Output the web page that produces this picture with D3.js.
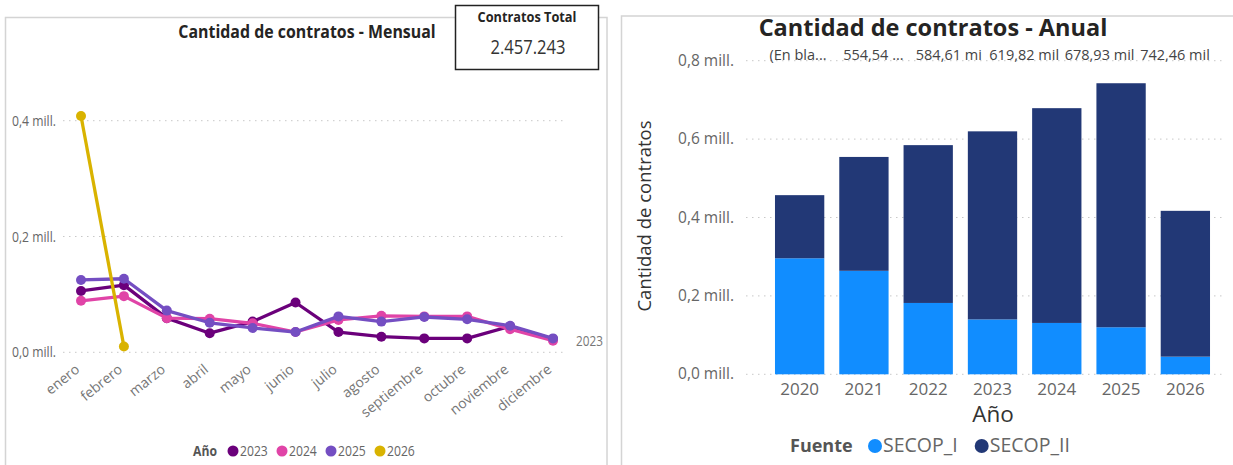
<!DOCTYPE html>
<html>
<head>
<meta charset="utf-8">
<script src="https://cdn.jsdelivr.net/npm/d3@7"></script>
<style>
  body { margin: 0; background: #fff; }
  svg { display: block; }
  text { font-family: "Open Sans", "Noto Sans", sans-serif; }
</style>
</head>
<body>
<svg id="chart" width="1233" height="465"></svg>
<script>
// ---- datos: mensual (miles de contratos)
const meses = ["enero", "febrero", "marzo", "abril", "mayo", "junio", "julio", "agosto", "septiembre", "octubre", "noviembre", "diciembre"];
const anios = ["2023", "2024", "2025", "2026"];
const v2023 = [106, 116, 59, 33, 53, 86, 35, 27, 24, 24, 45, 23];
const v2024 = [89, 97, 59, 58, 50, 35, 56, 63, 62, 62, 40, 20];
const v2025 = [125, 127, 72, 51, 42, 35, 62, 53, 61, 57, 46, 24];
const v2026 = [408, 10];
const coloresAnio = ["#6B007B", "#E044A7", "#744EC2", "#D9B300"];
const ticksMensual = [0, 200, 400];
const ticksMensualTxt = ["0,0 mill.", "0,2 mill.", "0,4 mill."];

// ---- datos: anual (miles de contratos)
const aniosBar = ["2020", "2021", "2022", "2023", "2024", "2025", "2026"];
const secopI = [296, 264, 182, 140, 131, 120, 45];
const secopII = [161, 290.5, 402.6, 479.8, 547.9, 622.5, 372];
const fuentes = ["SECOP_I", "SECOP_II"];
const coloresFuente = ["#118DFF", "#223876"];
const ticksAnual = [0, 200, 400, 600, 800];
const ticksAnualTxt = ["0,0 mill.", "0,2 mill.", "0,4 mill.", "0,6 mill.", "0,8 mill."];
const etiquetasTotal = ["(En bla...", "554,54 ...", "584,61 mi", "619,82 mil", "678,93 mil", "742,46 mil"];

const totalContratos = "2.457.243";

const svg = d3.select("#chart");
const SQ = 0.84; // el panel izquierdo se ve comprimido en horizontal

function txt(g, x, y, s, sx) {
	return g.append("text").attr("transform", `translate(${x},${y}) scale(${sx || 1},1)`).text(s);
}

// ================= panel izquierdo =================
const left = svg.append("g");
left.append("rect").attr("x", 5.5).attr("y", 17.5).attr("width", 601.5).attr("height", 460)
	.attr("fill", "none").attr("stroke", "#d4d4d4").attr("stroke-width", 1.5);

txt(left, 307, 38, "Cantidad de contratos - Mensual", 0.86)
	.attr("text-anchor", "middle").attr("font-size", 18.5).attr("font-weight", 700).attr("fill", "#252423");

const xM = d3.scalePoint().domain(meses).range([81, 553]);
const yM = d3.scaleLinear().domain([0, 400]).range([352.3, 120.7]);

// grid
left.selectAll(".gl").data(ticksMensual).enter().append("line")
	.attr("x1", 63).attr("x2", 567)
	.attr("y1", d => yM(d)).attr("y2", d => yM(d))
	.attr("stroke", "#c8c8c8").attr("stroke-dasharray", "1.5,4.5");
ticksMensual.forEach((t, i) => {
	txt(left, 12, yM(t) + 5, ticksMensualTxt[i], SQ).attr("font-size", 14.5).attr("fill", "#666");
});

meses.forEach(m => {
	left.append("text").attr("transform", `translate(${xM(m) - 0.5},371) rotate(-39)`)
		.attr("text-anchor", "end").attr("font-size", 14).attr("fill", "#777").text(m);
});

const series = [v2023, v2024, v2025, v2026];
const line = d3.line().x((d, i) => xM(meses[i])).y(d => yM(d));
series.forEach((s, k) => {
	const g = left.append("g");
	g.append("path").datum(s).attr("d", line).attr("fill", "none")
		.attr("stroke", coloresAnio[k]).attr("stroke-width", 3.3).attr("stroke-linejoin", "round");
	g.selectAll("circle").data(s).enter().append("circle")
		.attr("cx", (d, i) => xM(meses[i])).attr("cy", d => yM(d)).attr("r", 5)
		.attr("fill", coloresAnio[k]);
});

txt(left, 576, 346, "2023", SQ).attr("font-size", 14).attr("fill", "#777");

// leyenda izquierda
const legL = left.append("g");
txt(legL, 193, 456, "Año", SQ).attr("font-size", 14.5).attr("font-weight", 700).attr("fill", "#555");
const legX = [233, 282, 331, 380];
anios.forEach((a, i) => {
	legL.append("circle").attr("cx", legX[i]).attr("cy", 451).attr("r", 5.5).attr("fill", coloresAnio[i]);
	txt(legL, legX[i] + 7, 456, a, SQ).attr("font-size", 14.5).attr("fill", "#666");
});

// tarjeta total
const card = svg.append("g");
card.append("rect").attr("x", 455.5).attr("y", 5.5).attr("width", 143).attr("height", 64)
	.attr("fill", "#fff").attr("stroke", "#222").attr("stroke-width", 1.5);
txt(card, 527, 22, "Contratos Total", 0.85).attr("text-anchor", "middle")
	.attr("font-family", "Liberation Sans, Arial, sans-serif").attr("font-size", 15).attr("font-weight", 700).attr("fill", "#252423");
txt(card, 528, 54, totalContratos, 0.83).attr("text-anchor", "middle")
	.attr("font-family", "Liberation Sans, Arial, sans-serif").attr("font-size", 20).attr("fill", "#333");

// ================= panel derecho =================
const right = svg.append("g");
right.append("rect").attr("x", 621.5).attr("y", 16).attr("width", 640).attr("height", 460)
	.attr("fill", "none").attr("stroke", "#d4d4d4").attr("stroke-width", 1.5);

right.append("text").attr("x", 933).attr("y", 36).attr("text-anchor", "middle")
	.attr("font-size", 23.5).attr("font-weight", 700).attr("fill", "#252423")
	.text("Cantidad de contratos - Anual");

const xA = d3.scaleBand().domain(aniosBar).range([760, 1225]).padding(0.233);
const yA = d3.scaleLinear().domain([0, 800]).range([374.3, 60.7]);

right.selectAll(".ga").data(ticksAnual).enter().append("line")
	.attr("x1", 746).attr("x2", 1226)
	.attr("y1", d => yA(d)).attr("y2", d => yA(d))
	.attr("stroke", "#c8c8c8").attr("stroke-dasharray", "1.5,4.5");
ticksAnual.forEach((t, i) => {
	right.append("text").attr("x", 734).attr("y", yA(t) + 5).attr("text-anchor", "end")
		.attr("font-size", 15.5).attr("fill", "#666").text(ticksAnualTxt[i]);
});

const stackData = aniosBar.map((a, i) => ({ anio: a, SECOP_I: secopI[i], SECOP_II: secopII[i] }));
const stack = d3.stack().keys(fuentes)(stackData);
right.selectAll(".serie").data(stack).enter().append("g")
	.attr("fill", (d, i) => coloresFuente[i])
	.selectAll("rect").data(d => d).enter().append("rect")
	.attr("x", d => xA(d.data.anio)).attr("width", xA.bandwidth())
	.attr("y", d => yA(d[1])).attr("height", d => yA(d[0]) - yA(d[1]));

// etiquetas de total (muy juntas, como en el original)
const xEt = d3.scalePoint().domain(etiquetasTotal).range([798, 1175]);
etiquetasTotal.forEach(e => {
	right.append("text").attr("x", xEt(e)).attr("y", 59.5).attr("text-anchor", "middle")
		.attr("font-family", "Liberation Sans, Arial, sans-serif").attr("font-size", 14.5).attr("fill", "#444").text(e);
});

aniosBar.forEach(a => {
	right.append("text").attr("x", xA(a) + xA.bandwidth() / 2).attr("y", 395).attr("text-anchor", "middle")
		.attr("font-size", 17).attr("fill", "#666").text(a);
});

right.append("text").attr("x", 993).attr("y", 422).attr("text-anchor", "middle")
	.attr("font-size", 22.5).attr("fill", "#333").text("Año");
right.append("text").attr("transform", "translate(651,216) rotate(-90)").attr("text-anchor", "middle")
	.attr("font-size", 18.5).attr("fill", "#333").text("Cantidad de contratos");

// leyenda derecha
right.append("text").attr("x", 790).attr("y", 452).attr("font-size", 18).attr("font-weight", 700)
	.attr("fill", "#555").text("Fuente");
let lx = 875;
fuentes.forEach((f, i) => {
	right.append("circle").attr("cx", lx).attr("cy", 446).attr("r", 7).attr("fill", coloresFuente[i]);
	const t = right.append("text").attr("x", lx + 8).attr("y", 452).attr("font-size", 19.5).attr("fill", "#666").text(f);
	lx += 8 + t.node().getComputedTextLength() + 24;
});
</script>
</body>
</html>
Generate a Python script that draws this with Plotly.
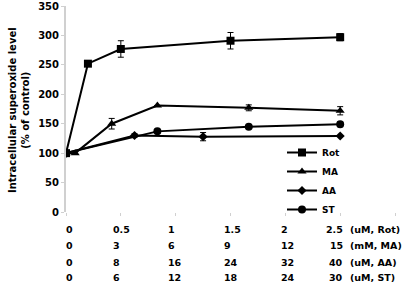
import plotly.graph_objects as go

# ---- data (each series in its own concentration units) ----
rot_x = [0, 0.2, 0.5, 1.5, 2.5]
rot_y = [100, 252, 277, 291, 297]
rot_err = [0, 0, 14, 14, 6]

ma_x = [0, 0.5, 2.5, 5, 10, 15]
ma_y = [100, 100, 150, 181, 177, 172]
ma_err = [0, 0, 9, 0, 5, 7]

aa_x = [0, 10, 20, 40]
aa_y = [100, 130, 128, 129]
aa_err = [0, 3, 7, 0]

st_x = [0, 10, 20, 30]
st_y = [100, 137, 145, 149]
st_err = [0, 0, 0, 4]

# shared axis: Rot units; scale factor of each series to Rot units
rot_scale = 1.0
ma_scale = 2.5 / 15
aa_scale = 2.5 / 40
st_scale = 2.5 / 30

# table of concentrations below the axis
row_rot = ["0", "0.5", "1", "1.5", "2", "2.5"]
row_ma = ["0", "3", "6", "9", "12", "15"]
row_aa = ["0", "8", "16", "24", "32", "40"]
row_st = ["0", "6", "12", "18", "24", "30"]
unit_labels = ["(uM, Rot)", "(mM, MA)", "(uM, AA)", "(uM, ST)"]

y_ticks = [0, 50, 100, 150, 200, 250, 300, 350]

FONT = "DejaVu Sans"
W, H = 403, 292
ML, MR, MT, MB = 66, 8, 6, 80
PW = W - ML - MR
PH = H - MT - MB

def px_x(px):
    return (px - ML) / PW

def px_y(py):
    return (H - MB - py) / PH

fig = go.Figure()

def add_series(name, xs, ys, errs, scale, symbol, size):
    fig.add_trace(go.Scatter(
        x=[v * scale for v in xs], y=ys, name=name, mode="lines+markers",
        line=dict(color="black", width=2),
        marker=dict(symbol=symbol, size=size, color="black"),
        error_y=dict(type="data", array=errs, visible=True, color="black",
                     thickness=1, width=3),
    ))

add_series("Rot", rot_x, rot_y, rot_err, rot_scale, "square", 8)
add_series("MA", ma_x, ma_y, ma_err, ma_scale, "triangle-up", 8)
add_series("AA", aa_x, aa_y, aa_err, aa_scale, "diamond", 7)
add_series("ST", st_x, st_y, st_err, st_scale, "circle", 8)

# table annotations (layout positions in pixels)
col_left_px = [65, 112, 167, 223, 280]
last_right_px = 344
unit_left_px = 349
row_y_px = [229, 246, 262, 277.5]
tfont = dict(family=FONT, size=9.5, color="black", weight="bold")
annotations = []
for r, (row, unit) in enumerate(zip([row_rot, row_ma, row_aa, row_st], unit_labels)):
    for c, txt in enumerate(row):
        if c < len(col_left_px):
            annotations.append(dict(x=px_x(col_left_px[c]), y=px_y(row_y_px[r]), xref="paper", yref="paper",
                                    text=txt, showarrow=False, xanchor="left", yanchor="middle",
                                    font=tfont, borderpad=0))
        else:
            annotations.append(dict(x=px_x(last_right_px), y=px_y(row_y_px[r]), xref="paper", yref="paper",
                                    text=txt, showarrow=False, xanchor="right", yanchor="middle",
                                    font=tfont, borderpad=0))
    annotations.append(dict(x=px_x(unit_left_px), y=px_y(row_y_px[r]), xref="paper", yref="paper",
                            text=unit, showarrow=False, xanchor="left", yanchor="middle",
                            font=tfont, borderpad=0))

# y-axis title as annotation
annotations.append(dict(x=px_x(19), y=px_y(110), xref="paper", yref="paper",
                        text="Intracellular superoxide level<br>(% of control)", textangle=-90,
                        showarrow=False, xanchor="center", yanchor="middle",
                        font=dict(family=FONT, size=10, color="black", weight="bold")))

fig.update_layout(
    width=W, height=H,
    margin=dict(l=ML, r=MR, t=MT, b=MB),
    plot_bgcolor="white", paper_bgcolor="white",
    font=dict(family=FONT, color="black"),
    showlegend=True,
    legend=dict(x=px_x(282), y=px_y(181), xanchor="left", yanchor="middle",
                font=dict(family=FONT, size=9, color="black", weight="bold"),
                bgcolor="rgba(0,0,0,0)", itemwidth=30, tracegroupgap=0),
    annotations=annotations,
    xaxis=dict(range=[0, 3], tickvals=[0, 0.5, 1, 1.5, 2, 2.5, 3], showticklabels=False,
               showgrid=False, zeroline=False, showline=False, automargin=False,
               ticks="outside", ticklen=3, tickcolor="#d0d0d0"),
    yaxis=dict(range=[0, 350], tickvals=y_ticks, showgrid=False, zeroline=False,
               showline=True, linecolor="#d0d0d0", linewidth=2, automargin=False,
               ticks="outside", ticklen=3, tickcolor="#d0d0d0",
               tickfont=dict(family=FONT, size=10, color="black", weight="bold")),
)

fig.write_html("out.html", config={"displayModeBar": False},
               post_script="document.body.style.margin='0px';document.body.style.overflow='hidden';")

•••••

◆ SET EXERCISE
Your task is to quote, unchanged, only the lines from the line bearing "Generate a Python" through the line bearing "st_err = [0, 0, 0, 4]"; the pictures are not part of the copy.

◆ RESULT
Generate a Python script that draws this with Plotly.
import plotly.graph_objects as go

# ---- data (each series in its own concentration units) ----
rot_x = [0, 0.2, 0.5, 1.5, 2.5]
rot_y = [100, 252, 277, 291, 297]
rot_err = [0, 0, 14, 14, 6]

ma_x = [0, 0.5, 2.5, 5, 10, 15]
ma_y = [100, 100, 150, 181, 177, 172]
ma_err = [0, 0, 9, 0, 5, 7]

aa_x = [0, 10, 20, 40]
aa_y = [100, 130, 128, 129]
aa_err = [0, 3, 7, 0]

st_x = [0, 10, 20, 30]
st_y = [100, 137, 145, 149]
st_err = [0, 0, 0, 4]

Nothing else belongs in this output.